**Data shown:**
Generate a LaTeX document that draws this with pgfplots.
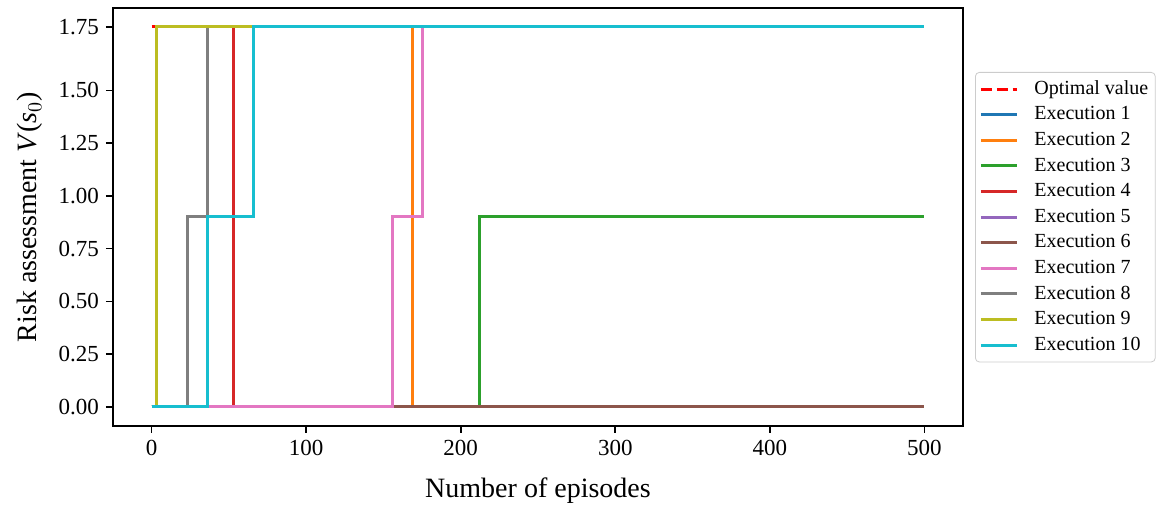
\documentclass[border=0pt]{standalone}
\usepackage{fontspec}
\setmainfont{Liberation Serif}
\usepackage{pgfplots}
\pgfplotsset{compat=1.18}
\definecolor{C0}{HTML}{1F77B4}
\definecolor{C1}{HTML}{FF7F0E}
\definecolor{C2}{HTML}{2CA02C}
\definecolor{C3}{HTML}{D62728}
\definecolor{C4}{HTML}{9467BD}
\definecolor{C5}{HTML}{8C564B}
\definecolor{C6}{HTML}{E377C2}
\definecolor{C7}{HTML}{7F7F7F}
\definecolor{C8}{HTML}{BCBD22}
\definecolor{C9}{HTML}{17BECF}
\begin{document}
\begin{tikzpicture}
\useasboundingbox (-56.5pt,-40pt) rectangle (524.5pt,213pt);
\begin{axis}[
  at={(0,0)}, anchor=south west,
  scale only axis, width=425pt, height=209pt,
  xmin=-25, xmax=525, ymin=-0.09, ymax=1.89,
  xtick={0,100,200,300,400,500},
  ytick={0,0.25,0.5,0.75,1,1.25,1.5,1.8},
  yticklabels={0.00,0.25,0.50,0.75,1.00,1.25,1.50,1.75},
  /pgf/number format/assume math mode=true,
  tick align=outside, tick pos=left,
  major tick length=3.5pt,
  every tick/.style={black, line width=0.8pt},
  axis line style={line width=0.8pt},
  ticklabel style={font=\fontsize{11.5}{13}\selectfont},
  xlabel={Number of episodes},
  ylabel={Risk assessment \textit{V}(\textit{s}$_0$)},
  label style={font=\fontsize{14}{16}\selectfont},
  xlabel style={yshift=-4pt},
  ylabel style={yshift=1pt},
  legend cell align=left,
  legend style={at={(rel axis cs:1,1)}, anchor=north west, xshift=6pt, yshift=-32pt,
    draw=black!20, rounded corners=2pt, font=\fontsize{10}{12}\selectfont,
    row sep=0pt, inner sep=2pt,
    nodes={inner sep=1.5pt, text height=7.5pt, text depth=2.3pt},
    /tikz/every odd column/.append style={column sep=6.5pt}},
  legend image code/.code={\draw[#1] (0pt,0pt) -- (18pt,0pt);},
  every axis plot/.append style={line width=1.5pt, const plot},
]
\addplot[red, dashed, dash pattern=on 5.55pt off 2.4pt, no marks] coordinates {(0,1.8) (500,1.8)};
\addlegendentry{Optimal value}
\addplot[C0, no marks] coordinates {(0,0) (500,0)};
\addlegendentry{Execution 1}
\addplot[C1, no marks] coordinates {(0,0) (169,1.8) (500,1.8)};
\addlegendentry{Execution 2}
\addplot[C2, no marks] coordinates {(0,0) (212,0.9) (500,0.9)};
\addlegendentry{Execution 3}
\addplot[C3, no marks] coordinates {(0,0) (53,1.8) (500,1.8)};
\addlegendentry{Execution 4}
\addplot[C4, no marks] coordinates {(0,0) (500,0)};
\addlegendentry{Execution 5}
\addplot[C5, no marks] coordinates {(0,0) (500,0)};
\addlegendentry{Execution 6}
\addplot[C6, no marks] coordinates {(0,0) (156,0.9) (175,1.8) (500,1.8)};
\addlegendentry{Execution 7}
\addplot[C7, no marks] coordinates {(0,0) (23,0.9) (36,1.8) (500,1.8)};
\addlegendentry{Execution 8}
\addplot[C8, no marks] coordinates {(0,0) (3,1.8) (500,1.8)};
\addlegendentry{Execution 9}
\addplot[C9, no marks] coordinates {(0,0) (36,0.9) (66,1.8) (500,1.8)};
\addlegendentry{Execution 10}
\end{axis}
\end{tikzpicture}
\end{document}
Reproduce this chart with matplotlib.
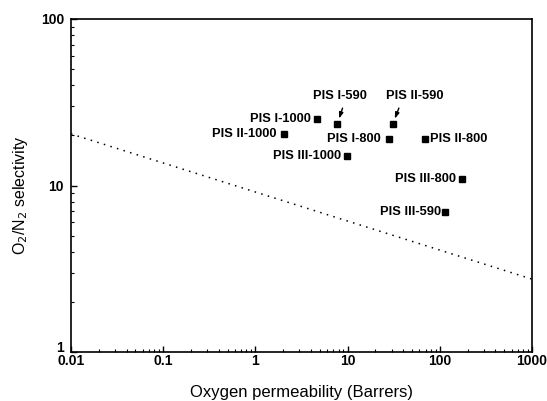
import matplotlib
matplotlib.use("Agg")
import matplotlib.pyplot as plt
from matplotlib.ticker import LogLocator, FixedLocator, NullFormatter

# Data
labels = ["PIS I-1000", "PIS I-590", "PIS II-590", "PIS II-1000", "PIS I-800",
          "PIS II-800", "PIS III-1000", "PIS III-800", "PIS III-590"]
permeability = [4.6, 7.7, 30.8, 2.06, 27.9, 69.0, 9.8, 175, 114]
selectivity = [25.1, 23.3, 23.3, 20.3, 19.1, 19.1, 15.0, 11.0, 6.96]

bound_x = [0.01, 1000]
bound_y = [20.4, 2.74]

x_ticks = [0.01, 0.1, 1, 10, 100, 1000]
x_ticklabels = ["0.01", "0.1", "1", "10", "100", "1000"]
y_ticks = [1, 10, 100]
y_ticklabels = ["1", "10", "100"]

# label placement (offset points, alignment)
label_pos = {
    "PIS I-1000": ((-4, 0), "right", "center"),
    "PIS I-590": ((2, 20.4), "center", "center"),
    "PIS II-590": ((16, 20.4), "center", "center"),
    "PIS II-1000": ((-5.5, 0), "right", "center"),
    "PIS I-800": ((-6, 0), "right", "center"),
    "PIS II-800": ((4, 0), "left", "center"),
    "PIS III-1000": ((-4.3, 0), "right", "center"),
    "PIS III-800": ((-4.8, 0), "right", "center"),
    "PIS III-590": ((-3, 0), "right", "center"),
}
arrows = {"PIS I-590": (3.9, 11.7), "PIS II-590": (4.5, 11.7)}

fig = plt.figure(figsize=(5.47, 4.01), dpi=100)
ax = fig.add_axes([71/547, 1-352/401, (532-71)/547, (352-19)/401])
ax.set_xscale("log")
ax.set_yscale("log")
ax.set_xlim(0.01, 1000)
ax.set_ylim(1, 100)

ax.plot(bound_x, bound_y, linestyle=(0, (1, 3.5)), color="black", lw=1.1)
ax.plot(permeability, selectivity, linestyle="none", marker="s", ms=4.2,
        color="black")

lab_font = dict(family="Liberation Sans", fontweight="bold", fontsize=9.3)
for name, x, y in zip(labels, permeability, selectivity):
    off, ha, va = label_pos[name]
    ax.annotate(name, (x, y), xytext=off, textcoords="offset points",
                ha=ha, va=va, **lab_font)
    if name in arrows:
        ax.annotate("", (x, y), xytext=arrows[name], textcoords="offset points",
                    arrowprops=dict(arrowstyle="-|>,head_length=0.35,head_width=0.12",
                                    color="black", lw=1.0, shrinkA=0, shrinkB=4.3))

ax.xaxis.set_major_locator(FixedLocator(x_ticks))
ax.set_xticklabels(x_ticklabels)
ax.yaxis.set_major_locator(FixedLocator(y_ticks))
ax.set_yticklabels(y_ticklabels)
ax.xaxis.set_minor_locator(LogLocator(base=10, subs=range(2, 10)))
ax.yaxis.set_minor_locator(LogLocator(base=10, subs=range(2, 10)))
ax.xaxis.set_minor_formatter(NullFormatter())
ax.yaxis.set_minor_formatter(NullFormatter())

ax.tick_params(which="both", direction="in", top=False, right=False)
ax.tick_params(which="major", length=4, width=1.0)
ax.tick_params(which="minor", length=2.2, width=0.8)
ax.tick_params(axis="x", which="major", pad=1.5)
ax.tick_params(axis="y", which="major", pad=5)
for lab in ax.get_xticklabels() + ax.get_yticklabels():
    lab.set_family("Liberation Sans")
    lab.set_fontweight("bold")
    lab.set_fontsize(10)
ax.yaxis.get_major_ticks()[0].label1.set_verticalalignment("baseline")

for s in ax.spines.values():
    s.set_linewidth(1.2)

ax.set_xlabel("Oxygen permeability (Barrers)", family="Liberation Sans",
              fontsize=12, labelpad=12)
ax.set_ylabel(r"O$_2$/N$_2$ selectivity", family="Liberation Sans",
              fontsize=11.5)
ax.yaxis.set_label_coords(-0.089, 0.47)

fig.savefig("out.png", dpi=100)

**Written exercise:** In the material above, find the lines that contain "matplotlib" and show them.

**Solution:**
Reproduce this chart with matplotlib.
import matplotlib
matplotlib.use("Agg")
import matplotlib.pyplot as plt
from matplotlib.ticker import LogLocator, FixedLocator, NullFormatter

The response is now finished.